Een werkwoord is een actiewoord—het vertelt je welke actie of toestand er in een zin plaatsvindt. Op veel basisscholen noemen ze het ook wel een Doe-woord. Denk aan woorden zoals rennen, denken, groeien of dromen. Iemand of iets doet iets in de zin, en dat “doen” duiden we aan met een werkwoord.
Voorbeeld
“Tim rent naar de winkel.”
In deze zin is “rent” het werkwoord. Het geeft aan wat Tim doet: hij rent.
Waarom het Belangrijk is
Werkwoorden zijn cruciaal voor begrijpend lezen. Ze vertellen je welke actie er in een zin of verhaal plaatsvindt. Zonder werkwoorden zou de zin vaag en onduidelijk zijn, en zou je niet weten wat er gebeurt.
Hoe het Werkt
Als je leest, zoek je het werkwoord om te weten wat er gebeurt:
-
Zoek de Doener
Wie of wat voert de actie uit? (Bijv. “Tim” in het voorbeeld.) -
Bepaal de Actie
Wat doet die persoon of dat ding? Dat is het werkwoord (bijv. “rent”).
Tips voor Effectief Gebruik
- Oefen met Zinnen
Wanneer je een boek of verhaal leest, zoek het werkwoord in elke zin. - Maak je Eigen Zinnen
Bedenk zinnen rond een bepaald werkwoord. Zo leer je werkwoorden in verschillende contexten te gebruiken. - Werkwoordenlijst
Houd een lijst van werkwoorden bij voor inspiratie en om te oefenen.
Valkuilen of Veelgemaakte Fouten
Een veelvoorkomende fout is het verwarren van werkwoorden met bijvoeglijke naamwoorden (woorden die iets zeggen over een zelfstandig naamwoord, zoals “mooi”, “groot”, “snelle”). Niet elk woord dat een actie suggereert is een werkwoord.

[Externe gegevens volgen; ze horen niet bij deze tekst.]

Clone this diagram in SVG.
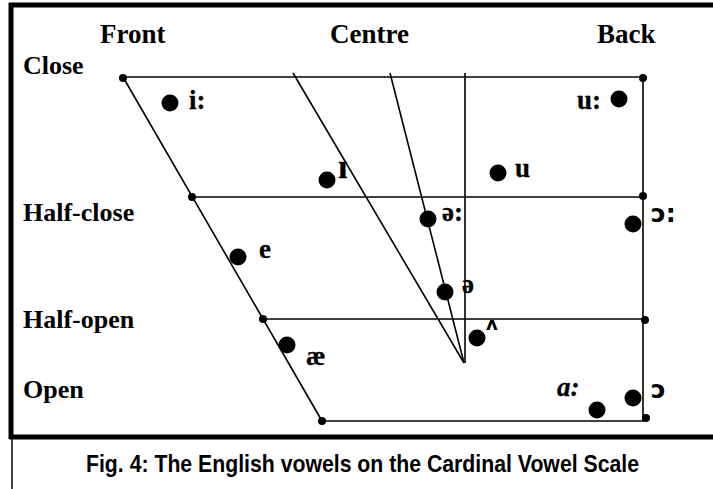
<svg xmlns="http://www.w3.org/2000/svg" width="713" height="489" viewBox="0 0 713 489">
  <style>
    .frame { stroke: #000; stroke-width: 5; fill: none; }
    .thin { stroke: #000; stroke-width: 1.5; fill: none; }
    .grid { stroke: #000; stroke-width: 1.6; fill: none; }
    .corner { fill: #000; }
    .vowel { fill: #000; }
    .head { font-family: "Liberation Serif", "Times New Roman", serif; font-weight: bold; font-size: 26px; fill: #000; }
    .sym { font-family: "Liberation Serif", "Times New Roman", serif; font-weight: bold; font-size: 27px; fill: #000; stroke: #000; stroke-width: 0.3; }
    .ipa { font-family: "DejaVu Sans", "Liberation Sans", sans-serif; font-weight: bold; font-size: 25px; fill: #000; }
    .cap { font-family: "Liberation Sans", Arial, sans-serif; font-weight: bold; font-size: 24px; fill: #000; }
  </style>

  <rect width="713" height="489" fill="#fff"/>

  <!-- outer frame -->
  <g id="frame">
    <line class="frame" x1="9" y1="5" x2="713" y2="5"/>
    <line class="frame" x1="11" y1="3" x2="11" y2="439"/>
    <line class="frame" x1="9" y1="437" x2="713" y2="437"/>
    <line class="thin" x1="12" y1="439" x2="12" y2="489"/>
  </g>

  <!-- column and row headings -->
  <g id="headings">
    <text class="head" x="100" y="43" style="font-size:27px">Front</text>
    <text class="head" x="330" y="43" style="font-size:27px">Centre</text>
    <text class="head" x="597" y="43" style="font-size:27px">Back</text>
    <text class="head" x="23" y="74">Close</text>
    <text class="head" x="23" y="221">Half-close</text>
    <text class="head" x="23" y="328">Half-open</text>
    <text class="head" x="23" y="398">Open</text>
  </g>

  <!-- vowel quadrilateral -->
  <g id="connectors">
    <line class="grid" x1="123" y1="77" x2="643" y2="77"/>
    <line class="grid" x1="192" y1="197" x2="643" y2="197"/>
    <line class="grid" x1="263" y1="319" x2="645" y2="319"/>
    <line class="grid" x1="322" y1="421" x2="645" y2="421"/>
    <line class="grid" x1="123" y1="77" x2="322" y2="421"/>
    <line class="grid" x1="643" y1="77" x2="643" y2="420"/>
    <line class="grid" x1="465" y1="73" x2="465" y2="363"/>
    <line class="grid" x1="293" y1="73" x2="464" y2="363"/>
    <line class="grid" x1="390" y1="73" x2="464" y2="363"/>
  </g>

  <g id="corners">
    <circle class="corner" cx="123" cy="78" r="4"/>
    <circle class="corner" cx="643" cy="78" r="4"/>
    <circle class="corner" cx="192" cy="197" r="4"/>
    <circle class="corner" cx="643" cy="196" r="4"/>
    <circle class="corner" cx="263" cy="319" r="4"/>
    <circle class="corner" cx="645" cy="320" r="4"/>
    <circle class="corner" cx="322" cy="421" r="4"/>
    <circle class="corner" cx="646" cy="418" r="4"/>
  </g>

  <!-- vowels -->
  <g id="v-i-long">
    <circle class="vowel" cx="170" cy="103" r="8.5"/>
    <text class="sym" x="189" y="109">i:</text>
  </g>
  <g id="v-u-long">
    <circle class="vowel" cx="619" cy="99" r="8.5"/>
    <text class="sym" x="577" y="109">u:</text>
  </g>
  <g id="v-i-short">
    <circle class="vowel" cx="327" cy="180" r="8.5"/>
    <text class="sym" x="338" y="178" style="font-size:34px">ɪ</text>
  </g>
  <g id="v-u-short">
    <circle class="vowel" cx="498" cy="173" r="8.5"/>
    <text class="sym" x="515" y="177">u</text>
  </g>
  <g id="v-schwa-long">
    <circle class="vowel" cx="428" cy="219" r="8.5"/>
    <text class="sym" x="442" y="221">ə:</text>
  </g>
  <g id="v-open-o-long">
    <circle class="vowel" cx="633" cy="224" r="8.5"/>
    <text class="ipa" x="651" y="222">ɔ:</text>
  </g>
  <g id="v-e">
    <circle class="vowel" cx="238" cy="257" r="8.5"/>
    <text class="sym" x="259" y="258">e</text>
  </g>
  <g id="v-schwa">
    <circle class="vowel" cx="445" cy="292" r="8.5"/>
    <text class="sym" x="462" y="293">ə</text>
  </g>
  <g id="v-wedge">
    <circle class="vowel" cx="477" cy="338" r="8.5"/>
    <text class="ipa" x="486" y="330" style="font-size:18px">ʌ</text>
  </g>
  <g id="v-ae">
    <circle class="vowel" cx="287" cy="345" r="8.5"/>
    <text class="sym" x="306" y="365">æ</text>
  </g>
  <g id="v-a-long">
    <circle class="vowel" cx="597" cy="410" r="8.5"/>
    <text class="sym" x="557" y="396" style="font-style:italic">a:</text>
  </g>
  <g id="v-open-o">
    <circle class="vowel" cx="633" cy="398" r="8.5"/>
    <text class="ipa" x="651" y="398">ɔ</text>
  </g>

  <!-- caption -->
  <text class="cap" x="86" y="472" textLength="553" lengthAdjust="spacingAndGlyphs">Fig. 4: The English vowels on the Cardinal Vowel Scale</text>
</svg>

- Voorbeeld: “De snelle auto.”
“Snelle” is hier geen werkwoord, maar een bijvoeglijk naamwoord.
Samenvatting
Werkwoorden zijn de actie-woorden in een zin. Ze vormen de kern van wat er gebeurt. Bij begrijpend lezen herken je het werkwoord om te begrijpen welke handeling er plaatsvindt. Oefen met het herkennen en gebruiken van werkwoorden in zinnen, en let op dat je ze niet verwart met bijvoeglijke naamwoorden. Met deze tips wordt het omgaan met werkwoorden al snel veel eenvoudiger!